By Pete Kennedy
Bernadette Barbone Wesler grew up in an Italian family and is a lodge president with the Sons and Daughters of Italy – but she has never traveled to Italy.
Next year, she’ll go twice.
As the leader of LAM Valley Forge Lodge No. 1776, Sons and Daughters of Italy, Wesler is organizing two 2022 trips – Tuscany in the spring and Sicily in the fall. She’s also setting up Italian language classes to help her traveling companions prepare.
“I never learned Italian, except for the bad words,” she said. “When my grandparents were saying bad words, they would say them in Italian, so I knew. And I knew aspetta
(wait) and mangia (eat).”
Wesler, 72, grew up in Conshohocken. Her Italian father was a truck driver for the Tose trucking company, a big name because the owner, Leonard Tose, also owned the Philadelphia Eagles. Her mother, half-Irish and half-Italian, was a bookkeeper.
Both parents were active with the lodge, often helping out with fundraisers.
“My brother and I joined as we got older, as we wanted to learn more about our Italian heritage,” she said.
She has fond memories of processing through the streets of Norristown each summer – a tradition that has endured.
“We carry the flags of the Italian regions and our banner. They love us, they love us. Years ago, Norristown was all Italian, so they’d be all out on the streets,” she said.
The lodge has about 220 members and was formed by the mid-1990s merger of Valley Forge Lodge 1776 and Lodge Antonio Meucci (LAM) in Norristown. In 2013, the name underwent another change – from Sons of Italy to Sons and Daughters of Italy – when the Grand Lodge of Pennsylvania voted to resign from the Order Sons of Italy in America because the national association wasn’t transparent about its spending.
Wesler became lodge president in 2015 at the urging of the lodge’s board of trustees. She didn’t have the corporate background of previous presidents, but she accepted the position with their encouragement and pledges of support.
“The Times Herald had a big article on it – the first woman president,” she said. “I was excited. My whole family came.”
Wesler is currently in her third two-year term. Her brother, Louis Barbone, is the longtime financial secretary. As president, she has kept up the lodge’s busy social calendar and philanthropy as much as possible through the pandemic.
In addition to the upcoming trips to Italy, the lodge hosts an annual picnic and monthly dinners featuring guest speakers. There have been trips to New York to visit Ellis Island and the Garibaldi-Meucci Museum and Italian Cultural Center.
“We always find some great Italian restaurant that treats us like royalty,” she said. “We come in with like 50 people, and they give us these 10-course dinners, it’s amazing. Italians are great. We love to eat, you know.”
On Columbus Day, Oct. 11, the lodge will join a ceremony at the Christopher Columbus statue in Philadelphia’s Marconi Plaza, “whether it’s boarded up or not,” she said. The following day, members will gather at the statue in Norristown’s Elmwood Park.

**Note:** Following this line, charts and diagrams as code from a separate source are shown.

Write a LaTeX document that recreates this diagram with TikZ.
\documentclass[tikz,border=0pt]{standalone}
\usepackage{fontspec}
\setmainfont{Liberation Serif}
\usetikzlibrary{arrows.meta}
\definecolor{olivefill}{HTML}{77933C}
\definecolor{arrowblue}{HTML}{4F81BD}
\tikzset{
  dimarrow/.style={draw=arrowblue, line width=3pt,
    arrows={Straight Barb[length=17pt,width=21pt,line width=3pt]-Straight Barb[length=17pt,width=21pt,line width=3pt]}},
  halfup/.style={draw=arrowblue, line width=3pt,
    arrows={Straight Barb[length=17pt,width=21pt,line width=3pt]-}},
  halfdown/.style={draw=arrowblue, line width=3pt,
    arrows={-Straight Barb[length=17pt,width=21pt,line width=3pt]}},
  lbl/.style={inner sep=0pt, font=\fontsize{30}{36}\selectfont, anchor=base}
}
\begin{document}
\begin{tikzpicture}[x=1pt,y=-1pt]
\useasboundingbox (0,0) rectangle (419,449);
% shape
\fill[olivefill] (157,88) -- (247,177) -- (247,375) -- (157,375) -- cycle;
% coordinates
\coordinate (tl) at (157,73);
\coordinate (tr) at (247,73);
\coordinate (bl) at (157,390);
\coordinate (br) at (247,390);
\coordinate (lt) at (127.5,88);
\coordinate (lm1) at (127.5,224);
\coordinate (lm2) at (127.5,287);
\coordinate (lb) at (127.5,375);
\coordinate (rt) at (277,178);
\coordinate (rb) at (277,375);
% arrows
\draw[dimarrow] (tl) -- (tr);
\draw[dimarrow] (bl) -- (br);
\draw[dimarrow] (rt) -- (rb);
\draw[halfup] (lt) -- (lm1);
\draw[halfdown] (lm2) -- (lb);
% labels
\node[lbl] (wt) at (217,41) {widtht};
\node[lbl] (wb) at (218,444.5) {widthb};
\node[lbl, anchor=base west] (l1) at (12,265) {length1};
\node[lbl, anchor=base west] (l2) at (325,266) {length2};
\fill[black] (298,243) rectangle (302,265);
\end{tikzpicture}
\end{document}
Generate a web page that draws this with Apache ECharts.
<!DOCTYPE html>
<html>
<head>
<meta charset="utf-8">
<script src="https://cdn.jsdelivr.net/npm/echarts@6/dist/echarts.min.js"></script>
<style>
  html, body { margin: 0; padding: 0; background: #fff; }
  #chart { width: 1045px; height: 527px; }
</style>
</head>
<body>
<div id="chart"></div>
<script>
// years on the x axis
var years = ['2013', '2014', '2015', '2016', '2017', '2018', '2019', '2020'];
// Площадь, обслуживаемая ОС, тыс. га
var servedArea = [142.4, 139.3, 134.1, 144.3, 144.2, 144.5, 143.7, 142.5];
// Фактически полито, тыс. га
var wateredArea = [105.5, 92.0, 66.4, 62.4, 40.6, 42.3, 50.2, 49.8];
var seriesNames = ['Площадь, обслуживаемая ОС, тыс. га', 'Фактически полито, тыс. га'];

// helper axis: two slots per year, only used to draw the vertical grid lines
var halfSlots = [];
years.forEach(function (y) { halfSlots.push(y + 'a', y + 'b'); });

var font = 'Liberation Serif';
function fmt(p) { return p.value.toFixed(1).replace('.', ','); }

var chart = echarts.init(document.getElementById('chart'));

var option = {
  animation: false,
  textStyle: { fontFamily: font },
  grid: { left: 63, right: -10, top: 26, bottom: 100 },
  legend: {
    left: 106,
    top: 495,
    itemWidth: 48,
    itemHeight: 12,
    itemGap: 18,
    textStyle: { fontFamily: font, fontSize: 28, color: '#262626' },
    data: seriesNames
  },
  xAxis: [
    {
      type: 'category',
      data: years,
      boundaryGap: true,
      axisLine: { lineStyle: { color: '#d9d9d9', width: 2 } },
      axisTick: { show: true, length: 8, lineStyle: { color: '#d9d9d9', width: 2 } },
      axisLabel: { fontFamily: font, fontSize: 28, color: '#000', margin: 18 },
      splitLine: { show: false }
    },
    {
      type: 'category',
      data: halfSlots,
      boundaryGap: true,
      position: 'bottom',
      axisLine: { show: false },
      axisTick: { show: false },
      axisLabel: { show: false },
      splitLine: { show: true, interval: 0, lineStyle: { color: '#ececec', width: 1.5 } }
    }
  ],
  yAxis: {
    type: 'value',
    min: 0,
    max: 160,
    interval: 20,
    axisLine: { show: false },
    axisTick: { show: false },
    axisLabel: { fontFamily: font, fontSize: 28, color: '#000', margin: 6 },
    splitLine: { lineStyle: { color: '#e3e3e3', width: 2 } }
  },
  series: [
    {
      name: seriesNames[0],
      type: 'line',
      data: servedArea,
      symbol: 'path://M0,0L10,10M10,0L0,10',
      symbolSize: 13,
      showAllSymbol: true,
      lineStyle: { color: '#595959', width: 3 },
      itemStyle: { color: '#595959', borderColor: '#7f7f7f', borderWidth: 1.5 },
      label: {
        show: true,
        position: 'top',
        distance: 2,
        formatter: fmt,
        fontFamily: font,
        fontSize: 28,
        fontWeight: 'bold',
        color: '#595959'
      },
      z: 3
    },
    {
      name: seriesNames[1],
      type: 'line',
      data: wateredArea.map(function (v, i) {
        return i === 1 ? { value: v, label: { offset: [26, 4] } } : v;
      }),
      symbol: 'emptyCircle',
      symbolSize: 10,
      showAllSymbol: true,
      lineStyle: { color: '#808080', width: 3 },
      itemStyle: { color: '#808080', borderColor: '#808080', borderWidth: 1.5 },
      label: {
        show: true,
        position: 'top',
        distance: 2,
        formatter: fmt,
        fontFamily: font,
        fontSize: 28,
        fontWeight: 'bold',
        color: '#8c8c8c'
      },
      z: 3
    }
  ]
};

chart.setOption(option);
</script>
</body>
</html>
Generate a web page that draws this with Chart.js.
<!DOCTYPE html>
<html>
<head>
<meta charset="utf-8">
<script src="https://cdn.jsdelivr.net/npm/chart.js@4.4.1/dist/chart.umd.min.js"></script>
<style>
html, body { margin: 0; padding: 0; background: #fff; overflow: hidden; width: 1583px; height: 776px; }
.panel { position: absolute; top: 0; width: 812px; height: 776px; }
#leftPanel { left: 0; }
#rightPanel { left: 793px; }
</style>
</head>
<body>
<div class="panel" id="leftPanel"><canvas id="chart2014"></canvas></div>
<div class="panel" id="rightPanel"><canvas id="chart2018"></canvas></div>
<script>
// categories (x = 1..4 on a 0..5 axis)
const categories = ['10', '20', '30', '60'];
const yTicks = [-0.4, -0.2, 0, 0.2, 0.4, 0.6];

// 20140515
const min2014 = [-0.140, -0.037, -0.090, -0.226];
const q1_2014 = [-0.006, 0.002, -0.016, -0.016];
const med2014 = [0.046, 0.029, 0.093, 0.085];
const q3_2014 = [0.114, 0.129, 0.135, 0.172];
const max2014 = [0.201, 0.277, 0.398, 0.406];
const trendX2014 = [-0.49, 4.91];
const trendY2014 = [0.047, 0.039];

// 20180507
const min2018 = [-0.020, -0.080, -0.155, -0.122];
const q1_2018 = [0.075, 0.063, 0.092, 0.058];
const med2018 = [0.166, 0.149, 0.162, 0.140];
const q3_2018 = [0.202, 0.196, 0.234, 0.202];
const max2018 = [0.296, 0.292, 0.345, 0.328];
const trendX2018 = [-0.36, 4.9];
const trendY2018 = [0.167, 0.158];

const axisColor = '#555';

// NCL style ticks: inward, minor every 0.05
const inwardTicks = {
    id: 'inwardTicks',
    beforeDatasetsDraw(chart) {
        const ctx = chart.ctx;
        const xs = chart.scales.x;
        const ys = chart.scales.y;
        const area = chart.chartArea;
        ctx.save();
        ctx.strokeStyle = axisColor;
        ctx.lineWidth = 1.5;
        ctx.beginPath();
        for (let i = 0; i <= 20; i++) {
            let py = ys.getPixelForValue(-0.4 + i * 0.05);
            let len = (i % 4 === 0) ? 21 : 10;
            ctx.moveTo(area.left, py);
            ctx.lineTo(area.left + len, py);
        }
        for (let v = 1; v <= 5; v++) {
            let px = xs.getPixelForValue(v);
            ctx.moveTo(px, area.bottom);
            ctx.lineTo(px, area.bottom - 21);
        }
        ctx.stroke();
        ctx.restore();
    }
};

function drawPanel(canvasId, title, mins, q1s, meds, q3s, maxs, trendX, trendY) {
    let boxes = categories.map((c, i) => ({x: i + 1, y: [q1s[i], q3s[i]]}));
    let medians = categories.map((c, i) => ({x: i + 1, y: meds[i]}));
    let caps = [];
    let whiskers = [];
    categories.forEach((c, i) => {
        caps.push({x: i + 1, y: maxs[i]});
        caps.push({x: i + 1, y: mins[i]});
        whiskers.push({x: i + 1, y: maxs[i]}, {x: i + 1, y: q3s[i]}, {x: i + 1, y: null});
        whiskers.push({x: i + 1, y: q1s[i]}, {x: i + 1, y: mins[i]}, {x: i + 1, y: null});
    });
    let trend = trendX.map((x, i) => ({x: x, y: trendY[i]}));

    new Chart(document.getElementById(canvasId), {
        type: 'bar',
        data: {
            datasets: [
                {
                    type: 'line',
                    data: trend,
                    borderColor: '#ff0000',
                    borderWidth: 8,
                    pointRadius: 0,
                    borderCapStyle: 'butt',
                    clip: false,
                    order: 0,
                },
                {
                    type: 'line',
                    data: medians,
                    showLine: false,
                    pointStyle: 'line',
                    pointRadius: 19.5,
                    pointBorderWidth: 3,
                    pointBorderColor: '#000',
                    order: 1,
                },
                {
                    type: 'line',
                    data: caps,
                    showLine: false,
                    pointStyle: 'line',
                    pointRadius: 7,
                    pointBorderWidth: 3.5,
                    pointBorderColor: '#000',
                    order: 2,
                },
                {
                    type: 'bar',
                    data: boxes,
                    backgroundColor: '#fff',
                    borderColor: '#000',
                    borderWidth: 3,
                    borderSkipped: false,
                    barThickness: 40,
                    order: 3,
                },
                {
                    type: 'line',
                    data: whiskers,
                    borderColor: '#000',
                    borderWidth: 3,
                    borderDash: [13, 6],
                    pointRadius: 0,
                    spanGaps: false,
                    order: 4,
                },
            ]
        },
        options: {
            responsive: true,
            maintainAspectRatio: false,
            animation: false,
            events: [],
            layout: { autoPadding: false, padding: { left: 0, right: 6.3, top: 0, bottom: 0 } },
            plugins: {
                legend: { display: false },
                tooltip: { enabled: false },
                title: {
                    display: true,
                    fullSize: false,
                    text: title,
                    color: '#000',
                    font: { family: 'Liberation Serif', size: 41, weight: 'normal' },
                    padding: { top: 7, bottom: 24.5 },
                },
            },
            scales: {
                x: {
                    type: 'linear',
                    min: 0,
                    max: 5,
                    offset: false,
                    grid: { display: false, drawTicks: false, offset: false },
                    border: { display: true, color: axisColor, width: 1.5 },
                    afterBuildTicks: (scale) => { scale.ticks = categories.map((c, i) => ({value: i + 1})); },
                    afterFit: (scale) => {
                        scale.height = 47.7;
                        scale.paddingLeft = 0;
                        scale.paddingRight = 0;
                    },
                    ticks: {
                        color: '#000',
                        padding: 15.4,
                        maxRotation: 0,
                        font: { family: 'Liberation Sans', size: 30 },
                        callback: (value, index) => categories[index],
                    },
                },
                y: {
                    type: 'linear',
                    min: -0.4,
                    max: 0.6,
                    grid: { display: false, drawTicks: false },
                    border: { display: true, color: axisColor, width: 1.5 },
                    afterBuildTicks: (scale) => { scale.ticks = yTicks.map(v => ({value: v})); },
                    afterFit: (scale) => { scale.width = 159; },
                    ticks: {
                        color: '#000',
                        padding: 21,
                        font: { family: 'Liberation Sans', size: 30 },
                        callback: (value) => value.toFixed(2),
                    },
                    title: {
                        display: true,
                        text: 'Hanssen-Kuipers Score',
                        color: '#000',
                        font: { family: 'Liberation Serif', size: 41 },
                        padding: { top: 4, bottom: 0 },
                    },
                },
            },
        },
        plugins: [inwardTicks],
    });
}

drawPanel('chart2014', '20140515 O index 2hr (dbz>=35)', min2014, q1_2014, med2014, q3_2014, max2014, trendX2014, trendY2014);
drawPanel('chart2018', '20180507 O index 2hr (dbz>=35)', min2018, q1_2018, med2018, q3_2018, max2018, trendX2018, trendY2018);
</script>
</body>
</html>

The lodge also raises funds for charities focused on Alzheimer’s disease and Cooley’s Anemia, a genetic blood disease common among Italians. Wesler said her lodge has always been proud to bring in the biggest donations at the state convention.
“They’d announce, ‘Now we’re taking donations for Alzheimer’s,” she said. “And we’d say, ‘Here is $25,000 from the LAM Valley Forge Lodge!’ And we would be crying because we would be so excited.”
The pandemic has forced the cancelation of fundraising events like the annual golf outing, but Wesler continues to keep members engaged through other activities and the lodge newsletter.
“Always our big goal is to get more members, and we need young members,” she said. “A lot of our young members have families. So their time is spent going to soccer and football games. They’re family people, which we love. We know eventually their kids will grow up, and we hope they’ll be more active in the lodge.”
Wesler has a son and two daughters, and two grandchildren in college. She worked as a medical billing supervisor – which turned out to be good training for collecting lodge membership dues – before retiring in 2020.
“Everybody was working from home. I had about 10 people under me,” she said.
“There were computer issues. I wasn’t getting work done. I said, ‘I’m 71 years old. Do I need this?’ And I gave 30 days’ notice.”
She’s active in her church and the Legion of Mary, where she spends time visiting and praying with older members of the community.
“I’m definitely a family person,” she said. “I still live in the same house in King of Prussia, but I sold it to my daughter and son-in-law. They’re taking care of me. My bedroom is downstairs, where my father lived when I took care of him.”